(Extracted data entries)
— START —
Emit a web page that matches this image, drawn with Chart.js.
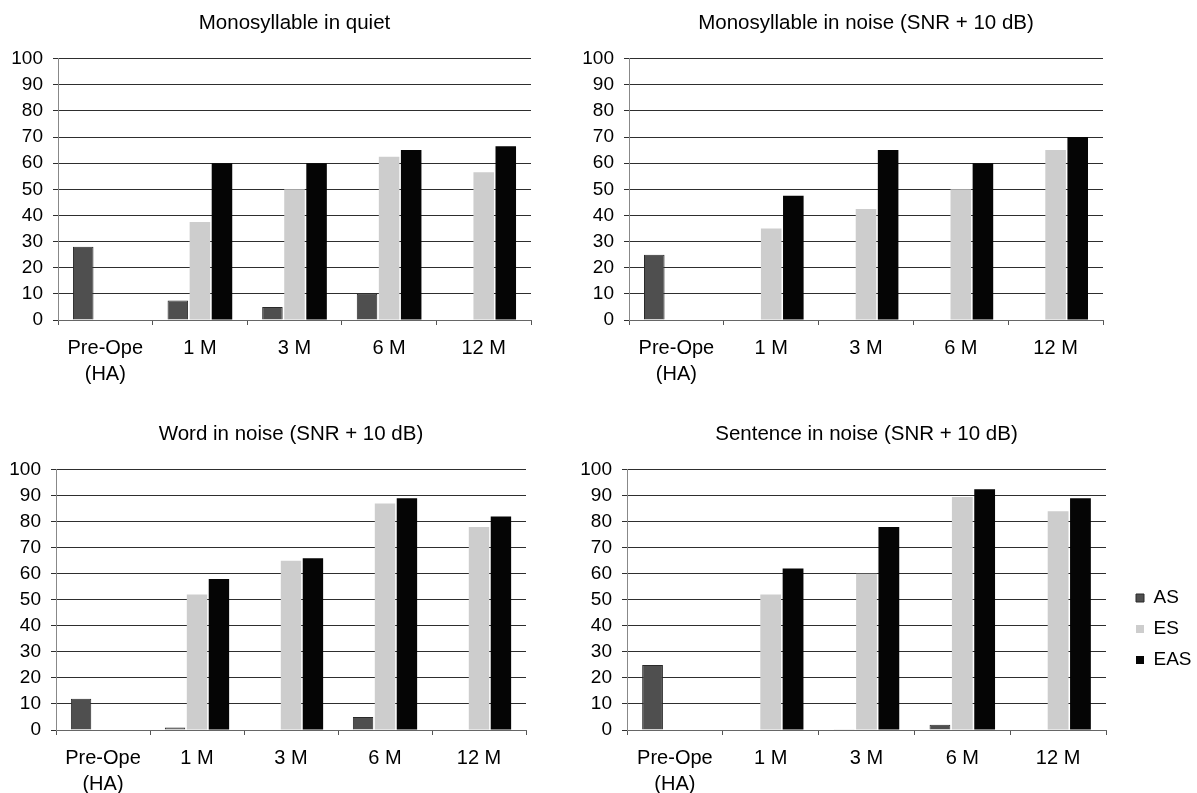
<!DOCTYPE html>
<html><head><meta charset="utf-8">
<script src="https://cdn.jsdelivr.net/npm/chart.js@4.4.0/dist/chart.umd.min.js"></script>
<style>
html,body{margin:0;padding:0;background:#fff;overflow:hidden;width:1197px;height:793px;}
canvas{position:absolute;display:block;}
</style></head><body>
<canvas id="c1" width="590" height="395" style="left:0;top:0"></canvas>
<canvas id="c2" width="637" height="395" style="left:560px;top:0"></canvas>
<canvas id="c3" width="590" height="398" style="left:0;top:395px"></canvas>
<canvas id="c4" width="637" height="398" style="left:560px;top:395px"></canvas>
<script>
// ---- data ----
const categories = [['Pre-Ope', '(HA)'], '1 M', '3 M', '6 M', '12 M'];
const seriesNames = ['AS', 'ES', 'EAS'];
const titles = ['Monosyllable in quiet', 'Monosyllable in noise (SNR + 10 dB)', 'Word in noise (SNR + 10 dB)', 'Sentence in noise (SNR + 10 dB)'];

const quietAS  = [28, 7.5, 5, 10, 0];
const quietES  = [0, 37.5, 50, 62.5, 56.5];
const quietEAS = [0, 60, 60, 65, 66.5];

const monoNoiseAS  = [25, 0, 0, 0, 0];
const monoNoiseES  = [0, 35, 42.5, 50, 65];
const monoNoiseEAS = [0, 47.5, 65, 60, 70];

const wordAS  = [12, 1, 0, 5, 0];
const wordES  = [0, 52, 65, 87, 78];
const wordEAS = [0, 58, 66, 89, 82];

const sentAS  = [25, 0, 0.3, 2, 0];
const sentES  = [0, 52, 60, 89.5, 84];
const sentEAS = [0, 62, 78, 92.5, 89];

const yMin = 0, yMax = 100, yStep = 10;

// ---- styles ----
const FONT = 'Liberation Sans, Arial, Helvetica, sans-serif';
const seriesColors = ['#4f4f4f', '#cdcdcd', '#050505'];
const seriesBorders = ['#2a2a2a', '#cdcdcd', '#050505'];
const seriesBorderW = [1, 0, 0];

function makeDatasets(vals) {
  return vals.map((v, i) => ({
    label: seriesNames[i],
    data: v,
    backgroundColor: seriesColors[i],
    borderColor: seriesBorders[i],
    borderWidth: seriesBorderW[i],
    categoryPercentage: 0.70,
    barPercentage: 0.93
  }));
}

const legendShift = {
  id: 'legendShift',
  afterLayout(chart, args, opts) {
    const lg = chart.legend;
    if (!lg || !opts || opts.left === undefined) return;
    lg.left = opts.left; lg.width = opts.width; lg.right = opts.left + opts.width;
    lg.top = opts.top; lg.bottom = opts.top + 200; lg.height = 200;
  }
};

function makeChart(id, vals, title, cfg) {
  const ctx = document.getElementById(id);
  return new Chart(ctx, {
    type: 'bar',
    data: { labels: categories, datasets: makeDatasets(vals) },
    plugins: [legendShift],
    options: {
      responsive: false,
      animation: false,
      layout: { padding: { left: 0, right: cfg.padRight, top: 0, bottom: 0 } },
      plugins: {
        title: {
          display: true, text: title, fullSize: false, color: '#000',
          font: { family: FONT, size: 20.5, weight: 'normal', lineHeight: 1.2 },
          padding: { top: cfg.titleTop, bottom: cfg.titleBottom }
        },
        legend: cfg.legend ? {
          display: true, position: 'right', align: 'start', maxWidth: 60,
          labels: { boxWidth: 8, boxHeight: 8, padding: 12, color: '#000',
                    font: { family: FONT, size: 19 } }
        } : { display: false },
        legendShift: cfg.legendPos || {},
        tooltip: { enabled: false }
      },
      scales: {
        x: {
          grid: { display: true, drawOnChartArea: false, drawTicks: true, tickLength: 5, color: '#555', offset: true },
          border: { display: true, color: '#666' },
          ticks: { color: '#000', padding: 10, maxRotation: 0, autoSkip: false,
                   font: { family: FONT, size: 20, lineHeight: 1.3 } },
          afterFit: s => { s.height = cfg.xHeight; }
        },
        y: {
          min: yMin, max: yMax,
          ticks: { stepSize: yStep, color: '#000', padding: 10,
                   font: { family: FONT, size: 19 } },
          grid: { color: '#2e2e2e', lineWidth: 1, tickLength: 5, drawTicks: true },
          border: { display: true, color: '#888' },
          afterFit: s => { s.width = cfg.yWidth; }
        }
      }
    }
  });
}

makeChart('c1', [quietAS, quietES, quietEAS], titles[0],
  { padRight: 59, titleTop: 11, titleBottom: 23, xHeight: 75, yWidth: 58 });
makeChart('c2', [monoNoiseAS, monoNoiseES, monoNoiseEAS], titles[1],
  { padRight: 94, titleTop: 11, titleBottom: 23, xHeight: 75, yWidth: 69 });
makeChart('c3', [wordAS, wordES, wordEAS], titles[2],
  { padRight: 64, titleTop: 27, titleBottom: 23, xHeight: 63, yWidth: 56 });
makeChart('c4', [sentAS, sentES, sentEAS], titles[3],
  { padRight: 31, titleTop: 27, titleBottom: 23, xHeight: 63, yWidth: 67,
    legend: true, legendPos: { left: 564, top: 181.5, width: 73 } });
</script>
</body></html>
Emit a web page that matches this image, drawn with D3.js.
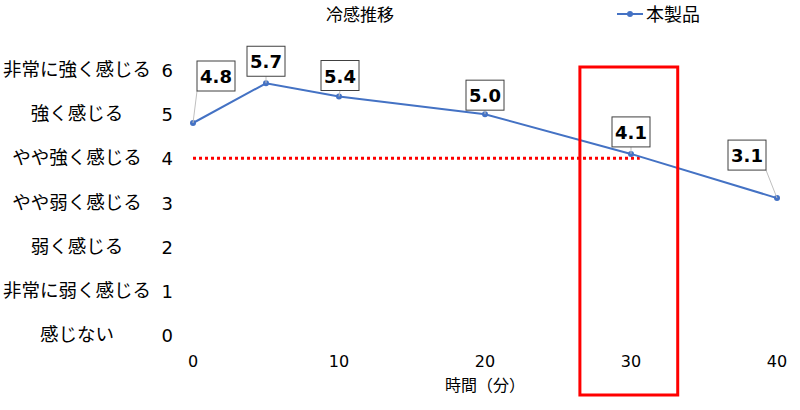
<!DOCTYPE html>
<html>
<head>
<meta charset="utf-8">
<script src="https://cdn.jsdelivr.net/npm/d3@7"></script>
<style>
  body { margin: 0; background: #fff; font-family: "Noto Sans CJK JP", sans-serif; }
</style>
</head>
<body>
<svg id="chart" width="800" height="410"></svg>
<script>
const minutes = [0, 5, 10, 20, 30, 40];
const coolness = [4.8, 5.7, 5.4, 5.0, 4.1, 3.1];
const yTicks = [0, 1, 2, 3, 4, 5, 6];
const xTicks = [0, 10, 20, 30, 40];
const levelNames = ['感じない', '非常に弱く感じる', '弱く感じる', 'やや弱く感じる', 'やや強く感じる', '強く感じる', '非常に強く感じる'];
const threshold = 4;
const thresholdEnd = 30.6;
const highlight = [26.5, 33.2];
// label offsets (px) relative to each point
const labelOffsets = [[23, -47], [0, -22], [1, -21], [0, -19], [0, -22], [-30, -43]];

const svg = d3.select('#chart');
const x = d3.scaleLinear().domain([0, 40]).range([193, 777]);
const y = d3.scaleLinear().domain([0, 6]).range([335, 70]);

svg.append('text').attr('x', 360).attr('y', 21).attr('text-anchor', 'middle')
  .style('font-size', '17px').text('冷感推移');

// legend
svg.append('line').attr('x1', 617).attr('x2', 643).attr('y1', 14).attr('y2', 14)
  .attr('stroke', '#4472C4').attr('stroke-width', 2);
svg.append('circle').attr('cx', 630).attr('cy', 14).attr('r', 3).attr('fill', '#4472C4');
svg.append('text').attr('x', 646).attr('y', 21).style('font-size', '18px').text('本製品');

// y tick numbers and level names
svg.selectAll('.ytick').data(yTicks).enter().append('text')
  .attr('x', 173).attr('y', d => y(d) + 7).attr('text-anchor', 'end')
  .style('font-size', '18px').style('font-family', 'Verdana, "DejaVu Sans"').text(d => d);
svg.selectAll('.lvl').data(levelNames).enter().append('text')
  .attr('x', 77).attr('y', (d, i) => y(i) + 6).attr('text-anchor', 'middle')
  .style('font-size', '18.5px').text(d => d);

// x ticks
svg.selectAll('.xtick').data(xTicks).enter().append('text')
  .attr('x', d => x(d)).attr('y', 367).attr('text-anchor', 'middle')
  .style('font-size', '16px').style('font-family', 'Verdana, "DejaVu Sans"').text(d => d);
svg.append('text').attr('x', 485).attr('y', 391).attr('text-anchor', 'middle')
  .style('font-size', '16px').text('時間（分）');

// threshold dotted line
svg.append('line').attr('x1', x(0)).attr('x2', x(thresholdEnd))
  .attr('y1', y(threshold)).attr('y2', y(threshold))
  .attr('stroke', '#FF0000').attr('stroke-width', 3).attr('stroke-dasharray', '3,3');

// series
const pts = minutes.map((m, i) => ({ m, v: coolness[i], off: labelOffsets[i] }));
svg.append('path').datum(pts)
  .attr('d', d3.line().x(d => x(d.m)).y(d => y(d.v)))
  .attr('fill', 'none').attr('stroke', '#4472C4').attr('stroke-width', 2);
svg.selectAll('.pt').data(pts).enter().append('circle')
  .attr('cx', d => x(d.m)).attr('cy', d => y(d.v)).attr('r', 3).attr('fill', '#4472C4');

// data labels with leader lines
const lab = svg.selectAll('.lab').data(pts).enter().append('g');
lab.append('line')
  .attr('x1', d => x(d.m)).attr('y1', d => y(d.v))
  .attr('x2', d => x(d.m) + d.off[0] + (d.off[0] > 10 ? -19 : d.off[0] < -10 ? 19 : 0))
  .attr('y2', d => y(d.v) + d.off[1] + 15)
  .attr('stroke', '#bfbfbf').attr('stroke-width', 1);
lab.append('rect')
  .attr('x', d => x(d.m) + d.off[0] - 19).attr('y', d => y(d.v) + d.off[1] - 15)
  .attr('width', 38).attr('height', 30)
  .attr('fill', '#fff').attr('stroke', '#404040').attr('stroke-width', 1);
lab.append('text')
  .attr('x', d => x(d.m) + d.off[0]).attr('y', d => y(d.v) + d.off[1] + 7)
  .attr('text-anchor', 'middle').style('font-size', '18px').style('font-weight', 'bold')
  .style('font-family', 'Verdana, "DejaVu Sans"').text(d => d.v.toFixed(1));

// highlight box
svg.append('rect').attr('x', x(highlight[0])).attr('y', 67)
  .attr('width', x(highlight[1]) - x(highlight[0])).attr('height', 328)
  .attr('fill', 'none').attr('stroke', '#FF0000').attr('stroke-width', 3);
</script>
</body>
</html>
— END —
Could you repeat exactly the lines from the first one of the records above through the line containing "const sentEAS = [0, 62, 78, 92.5, 89];", leaving out any pictures?

REPLY:
Emit a web page that matches this image, drawn with Chart.js.
<!DOCTYPE html>
<html><head><meta charset="utf-8">
<script src="https://cdn.jsdelivr.net/npm/chart.js@4.4.0/dist/chart.umd.min.js"></script>
<style>
html,body{margin:0;padding:0;background:#fff;overflow:hidden;width:1197px;height:793px;}
canvas{position:absolute;display:block;}
</style></head><body>
<canvas id="c1" width="590" height="395" style="left:0;top:0"></canvas>
<canvas id="c2" width="637" height="395" style="left:560px;top:0"></canvas>
<canvas id="c3" width="590" height="398" style="left:0;top:395px"></canvas>
<canvas id="c4" width="637" height="398" style="left:560px;top:395px"></canvas>
<script>
// ---- data ----
const categories = [['Pre-Ope', '(HA)'], '1 M', '3 M', '6 M', '12 M'];
const seriesNames = ['AS', 'ES', 'EAS'];
const titles = ['Monosyllable in quiet', 'Monosyllable in noise (SNR + 10 dB)', 'Word in noise (SNR + 10 dB)', 'Sentence in noise (SNR + 10 dB)'];

const quietAS  = [28, 7.5, 5, 10, 0];
const quietES  = [0, 37.5, 50, 62.5, 56.5];
const quietEAS = [0, 60, 60, 65, 66.5];

const monoNoiseAS  = [25, 0, 0, 0, 0];
const monoNoiseES  = [0, 35, 42.5, 50, 65];
const monoNoiseEAS = [0, 47.5, 65, 60, 70];

const wordAS  = [12, 1, 0, 5, 0];
const wordES  = [0, 52, 65, 87, 78];
const wordEAS = [0, 58, 66, 89, 82];

const sentAS  = [25, 0, 0.3, 2, 0];
const sentES  = [0, 52, 60, 89.5, 84];
const sentEAS = [0, 62, 78, 92.5, 89];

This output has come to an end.